The second part gives an account of the relevant rules of tort law, while the third part examines the relationship between tort law and other legal categories such as contract, trusts, and restitution as well as between tort law and other techniques for protecting economic interests such as regulation and insurance.
The final part discusses the aims and functions of tort law. Many of the issues discussed receive very little attention in most tort texts. The book's focus on interests is fruitful because it leads us to consider the ways in which the protection of economic interests by tort law differs from that provided by other areas of law.

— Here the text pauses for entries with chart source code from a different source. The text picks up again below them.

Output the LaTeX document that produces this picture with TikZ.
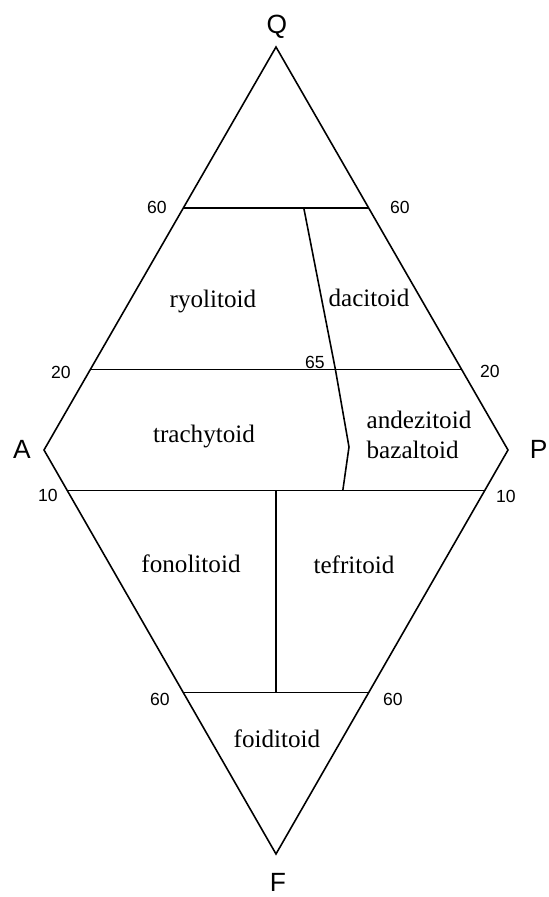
\documentclass[tikz,border=0pt]{standalone}
\usepackage{fontspec}
\setmainfont{Liberation Serif}
\newfontfamily\axisfont{Liberation Sans}
\usetikzlibrary{calc}

\begin{document}
\begin{tikzpicture}[line width=0.9pt, line join=miter,
    corner/.style={font=\axisfont\fontsize{15}{18}\selectfont, inner sep=0pt},
    tick/.style={font=\axisfont\fontsize{10}{12}\selectfont, inner sep=0pt},
    field/.style={font=\fontsize{14.3}{17.5}\selectfont, inner sep=0pt}]
    \useasboundingbox (0,0) rectangle (10.96,17.94);
    % 顶点
    \coordinate (Q) at (5.52,17.00);
    \coordinate (A) at (0.88,8.94);
    \coordinate (P) at (10.16,8.94);
    \coordinate (F) at (5.52,0.86);
    % 分界线端点
    \coordinate (A60) at ($(A)!0.6!(Q)$);
    \coordinate (P60) at ($(P)!0.6!(Q)$);
    \coordinate (A20) at ($(A)!0.2!(Q)$);
    \coordinate (P20) at ($(P)!0.2!(Q)$);
    \coordinate (A10) at ($(A)!0.1!(F)$);
    \coordinate (P10) at ($(P)!0.1!(F)$);
    \coordinate (Af60) at ($(A)!0.6!(F)$);
    \coordinate (Pf60) at ($(P)!0.6!(F)$);
    % 65 分界线
    \coordinate (d1) at ($(A60)!0.65!(P60)$);
    \coordinate (d2) at ($(A20)!0.66!(P20)$);
    \coordinate (d3) at (6.98,9.00);
    \coordinate (d4) at ($(A10)!0.66!(P10)$);
    % 中线
    \coordinate (m1) at ($(A10)!0.5!(P10)$);
    \coordinate (m2) at ($(Af60)!0.5!(Pf60)$);

    % 外框
    \draw (Q) -- (A) -- (F) -- (P) -- cycle;
    % 横线
    \draw (A60) -- (P60);
    \draw (A20) -- (P20);
    \draw (A10) -- (P10);
    \draw (Af60) -- (Pf60);
    % 竖线
    \draw (d1) -- (d2) -- (d3) -- (d4);
    \draw (m1) -- (m2);

    % 顶点标注
    \node[corner] (lq) at (5.54,17.40) {Q};
    \node[corner] (la) at (0.44,8.96) {A};
    \node[corner, anchor=west] (lp) at (10.58,8.96) {P};
    \node[corner] (lf) at (5.56,0.30) {F};

    % 刻度
    \node[tick] (t60a) at (3.14,13.80) {60};
    \node[tick] (t60b) at (8.00,13.80) {60};
    \node[tick] (t20a) at (1.22,10.50) {20};
    \node[tick] (t20b) at (9.80,10.52) {20};
    \node[tick] (t10a) at (0.96,8.04) {10};
    \node[tick] (t10b) at (10.12,8.02) {10};
    \node[tick] (t60c) at (3.20,3.96) {60};
    \node[tick] (t60d) at (7.86,3.96) {60};
    \node[tick] (t65) at (6.30,10.70) {65};

    % 区域名称
    \node[field] (ryo) at (4.26,11.92) {ryolitoid};
    \node[field] (dac) at (7.38,11.98) {dacitoid};
    \node[field] (tra) at (4.08,9.22) {trachytoid};
    \node[field, align=left] (and) at (8.38,9.24) {andezitoid\\bazaltoid};
    \node[field] (fon) at (3.82,6.66) {fonolitoid};
    \node[field] (tef) at (7.08,6.64) {tefritoid};
    \node[field] (foi) at (5.54,3.16) {foiditoid};
\end{tikzpicture}
\end{document}
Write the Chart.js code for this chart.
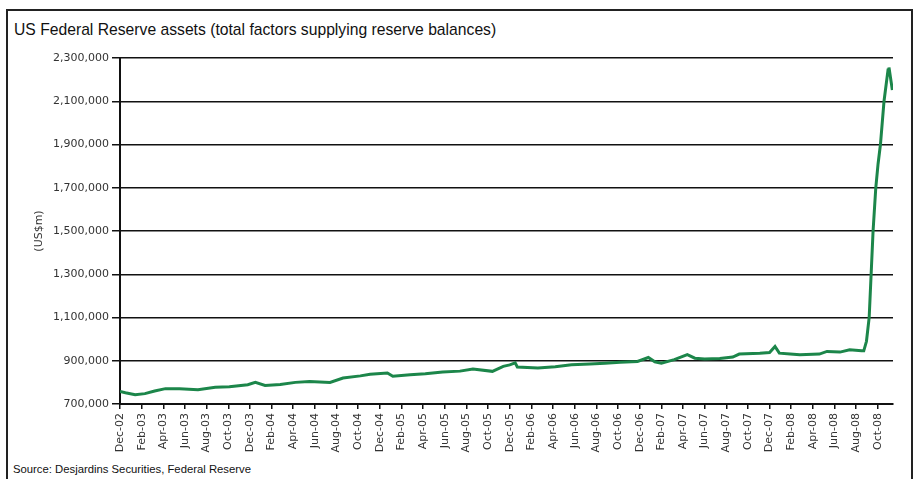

It also alerts us to the fact that tort law plays a significant part in protecting interests recognized by property law and contract law. Viewing tort law in terms of the ways it protects economic interests leads to the important realization that the juridical techniques of the common law of tort have parallels in statutory causes of action, which often interact with common law causes of action in complex ways.
At a slightly more general level, this examination of the the functions of tort law in protecting economic interests helps to reveal their complexity and to explain inconsistencies within the general body of tort doctrine. This book is intended for this is an advanced text on the law of tort, suitable for very able undergraduates, graduates, scholars and practitioners.